The industry must ensure that our media is genuinely a cornerstone of democracy by focusing on the investments described in the Abundance, Repair, & Reimagine scenario. This scenario represents an integrated and well-resourced tapestry of outlets with journalist positions especially equipped to study and translate government policies and actions to audiences. This model means that news audiences can spend less time and energy trying to decipher the corporate speak of mainstream news and more time learning our societal truths so that we can collectively organize and act for a more just world.
We need this investment in community journalism more than ever now. Even by their own standards of objectivity and neutrality, mainstream outlets have failed all audiences, not just communities of color. We see it now in the vast gulf between coverage of Israel’s military strikes and the siege on Gaza.
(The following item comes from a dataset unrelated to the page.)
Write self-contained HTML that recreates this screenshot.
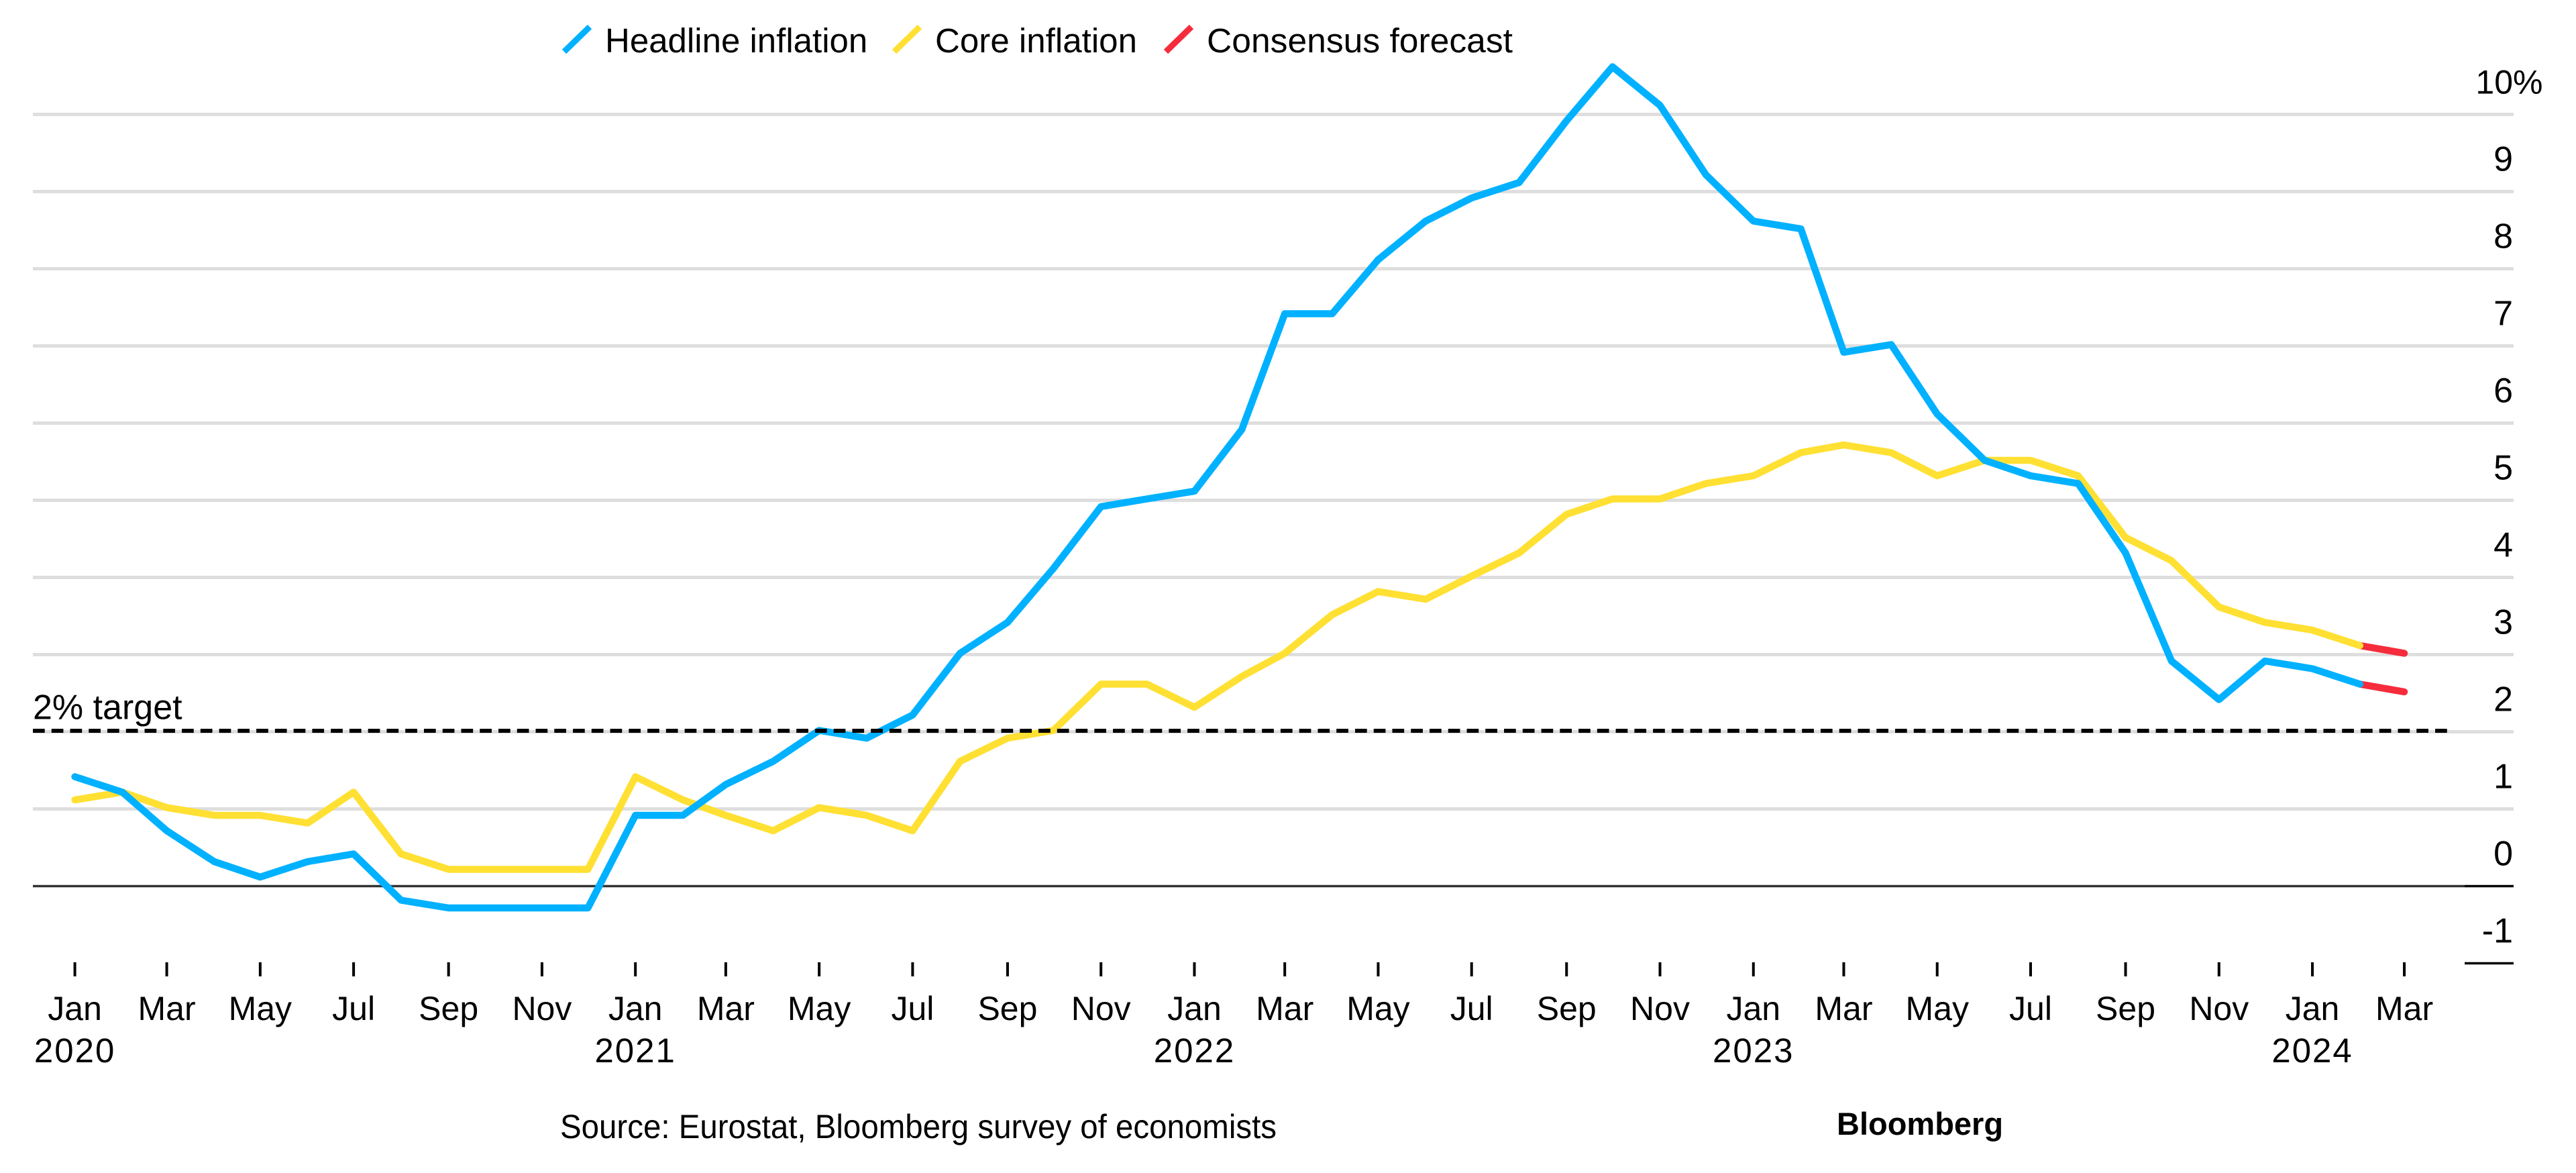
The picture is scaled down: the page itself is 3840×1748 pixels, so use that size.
<!DOCTYPE html>
<html lang="en">
<head>
<meta charset="utf-8">
<title>Euro-area inflation</title>
<style>
html,body{margin:0;padding:0;background:#fff;width:3840px;height:1748px;overflow:hidden}
svg{display:block}
text{font-family:"Liberation Sans",Arial,sans-serif;font-size:50px;fill:#000}
.legend-text{font-size:51px}
.digits{font-size:52px}
.year{font-size:51px;letter-spacing:2px}
</style>
</head>
<body>
<svg id="chart" xmlns="http://www.w3.org/2000/svg" width="3840" height="1748" viewBox="0 0 3840 1748">
  <g id="grid"></g>
  <g id="ylabels"></g>
  <g id="xaxis"></g>
  <g id="series"></g>
  <g id="target"></g>
  <g>
    <line x1="841" y1="77" x2="879" y2="40" stroke="#00b1ff" stroke-width="9"/>
    <text class="legend-text" x="902" y="78">Headline inflation</text>
    <line x1="1333" y1="77" x2="1371" y2="40" stroke="#ffe033" stroke-width="9"/>
    <text class="legend-text" x="1394" y="78" textLength="301" lengthAdjust="spacingAndGlyphs">Core inflation</text>
    <line x1="1738" y1="77" x2="1776" y2="40" stroke="#f52c3c" stroke-width="9"/>
    <text class="legend-text" x="1799" y="78" textLength="456" lengthAdjust="spacingAndGlyphs">Consensus forecast</text>
  </g>
  <text x="835" y="1696" textLength="1068" lengthAdjust="spacingAndGlyphs">Source: Eurostat, Bloomberg survey of economists</text>
  <text x="2738" y="1691" style="font-weight:700;font-size:47px">Bloomberg</text>
</svg>
<script>
const categories = [
  '2020-01','2020-02','2020-03','2020-04','2020-05','2020-06','2020-07','2020-08','2020-09','2020-10','2020-11','2020-12',
  '2021-01','2021-02','2021-03','2021-04','2021-05','2021-06','2021-07','2021-08','2021-09','2021-10','2021-11','2021-12',
  '2022-01','2022-02','2022-03','2022-04','2022-05','2022-06','2022-07','2022-08','2022-09','2022-10','2022-11','2022-12',
  '2023-01','2023-02','2023-03','2023-04','2023-05','2023-06','2023-07','2023-08','2023-09','2023-10','2023-11','2023-12',
  '2024-01','2024-02'
];
const headline = [
  1.4,1.2,0.7,0.3,0.1,0.3,0.4,-0.2,-0.3,-0.3,-0.3,-0.3,
  0.9,0.9,1.3,1.6,2.0,1.9,2.2,3.0,3.4,4.1,4.9,5.0,
  5.1,5.9,7.4,7.4,8.1,8.6,8.9,9.1,9.9,10.6,10.1,9.2,
  8.6,8.5,6.9,7.0,6.1,5.5,5.3,5.2,4.3,2.9,2.4,2.9,
  2.8,2.6
];
const core = [
  1.1,1.2,1.0,0.9,0.9,0.8,1.2,0.4,0.2,0.2,0.2,0.2,
  1.4,1.1,0.9,0.7,1.0,0.9,0.7,1.6,1.9,2.0,2.6,2.6,
  2.3,2.7,3.0,3.5,3.8,3.7,4.0,4.3,4.8,5.0,5.0,5.2,
  5.3,5.6,5.7,5.6,5.3,5.5,5.5,5.3,4.5,4.2,3.6,3.4,
  3.3,3.1
];
const forecastCategories = ['2024-02','2024-03'];
const headlineForecast = [2.6,2.5];
const coreForecast = [3.1,3.0];
const yTicks = [-1,0,1,2,3,4,5,6,7,8,9,10];
const xTickDates = ['2020-01','2020-03','2020-05','2020-07','2020-09','2020-11','2021-01','2021-03','2021-05','2021-07','2021-09','2021-11','2022-01','2022-03','2022-05','2022-07','2022-09','2022-11','2023-01','2023-03','2023-05','2023-07','2023-09','2023-11','2024-01','2024-03'];
const xTickLabels = ['Jan','Mar','May','Jul','Sep','Nov','Jan','Mar','May','Jul','Sep','Nov','Jan','Mar','May','Jul','Sep','Nov','Jan','Mar','May','Jul','Sep','Nov','Jan','Mar'];
const yearDates = ['2020-01','2021-01','2022-01','2023-01','2024-01'];
const yearLabels = ['2020','2021','2022','2023','2024'];
const targetValue = 2;

const NS = 'http://www.w3.org/2000/svg';
const DAY = 86400000;
const START = Date.UTC(2020, 0, 1);
function x(cat) {
  const p = cat.split('-');
  return 111.6 + 2.283 * (Date.UTC(+p[0], +p[1] - 1, 1) - START) / DAY;
}
function y(v) {
  return 1318.5 - 115 * v;
}
function gridY(v) {
  return y(v) + 2;
}
function make(tag, attrs, parent) {
  const el = document.createElementNS(NS, tag);
  for (const k in attrs) el.setAttribute(k, attrs[k]);
  parent.appendChild(el);
  return el;
}
const grid = document.getElementById('grid');
const ylabels = document.getElementById('ylabels');
const xaxis = document.getElementById('xaxis');
const seriesG = document.getElementById('series');
const targetG = document.getElementById('target');

yTicks.forEach(function (t) {
  if (t === -1) {
    const seg = make('rect', {x: 3674, y: gridY(t) - 1.75, width: 73, height: 3.5, fill: '#000'}, grid);
    
    
  } else if (t === 0) {
    const zero = make('rect', {x: 49, y: gridY(t) - 1.75, width: 3625, height: 3.5, fill: '#333'}, grid);
    
    
    const zeroEnd = make('rect', {x: 3674, y: gridY(t) - 1.75, width: 73, height: 3.5, fill: '#000'}, grid);
    
    
  } else {
    const g = make('rect', {x: 49, y: gridY(t) - 2.5, width: 3698, height: 5, fill: '#dedede'}, grid);
    
    
  }
  const lab = make('text', {x: 3746, y: gridY(t) - 31, 'text-anchor': 'end', 'class': 'digits'}, ylabels);
  
  
  lab.textContent = String(t);
  if (t === 10) {
    const pct = make('tspan', {}, ylabels);
    pct.textContent = '%';
    lab.setAttribute('text-anchor', 'start');
    lab.setAttribute('class', '');
    lab.setAttribute('x', 3746 - 55.6);
    lab.appendChild(pct);
  }
});

xTickDates.forEach(function (d, i) {
  const tick = make('rect', {x: x(d) - 2, y: 1434, width: 4, height: 21, fill: '#000'}, xaxis);
  
  
  const lab = make('text', {x: x(d), y: 1520, 'text-anchor': 'middle'}, xaxis);
  
  
  lab.textContent = xTickLabels[i];
});
yearDates.forEach(function (d, i) {
  const lab = make('text', {x: x(d), y: 1583, 'text-anchor': 'middle', 'class': 'year'}, xaxis);
  
  
  lab.textContent = yearLabels[i];
});

function pathFor(cats, vals) {
  return cats.map(function (c, i) {
    return (i ? 'L' : 'M') + x(c).toFixed(1) + ' ' + y(vals[i]).toFixed(1);
  }).join(' ');
}
function drawLine(cats, vals, color) {
  return make('path', {
    d: pathFor(cats, vals), fill: 'none', stroke: color, 'stroke-width': 10.5,
    'stroke-linecap': 'round', 'stroke-linejoin': 'round'
  }, seriesG);
}
const coreFc = drawLine(forecastCategories, coreForecast, '#f52c3c');


const headFc = drawLine(forecastCategories, headlineForecast, '#f52c3c');


const coreLine = drawLine(categories, core, '#ffe033');


const headLine = drawLine(categories, headline, '#00b1ff');



const tLine = make('line', {x1: 49, x2: 3648, y1: y(targetValue) + 0.5, y2: y(targetValue) + 0.5, stroke: '#000', 'stroke-width': 6, 'stroke-dasharray': '17.7 10.06'}, targetG);


const tLab = make('text', {x: 49, y: gridY(targetValue) - 19, style: 'font-size:52px'}, targetG);


tLab.textContent = '2% target';
</script>
</body>
</html>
The New York Times, Los Angeles Times, and The Washington Post have all been criticized for consistently biased coverage against Palestinians, according to The Intercept.
In contrast, BIPOC-led and -serving journalism educates, increases proximity, and inoculates against misinformation, which is evident in the coverage of publications like The Objective and youth-led media organization Shift Press.
Wells didn’t set out to be a journalist. She was a school teacher who was fired after publicly criticizing—in print—the deplorable conditions that Black children were made to endure in Memphis schools. This is how many BIPOC journalists are made: by uncovering and spreading hard truths. More than a century later, we still collectively reap the benefit of her work, and we desperately need more truth-tellers like her. We get there by investing in repairing, reimagining, and rebuilding our journalism ecosystem.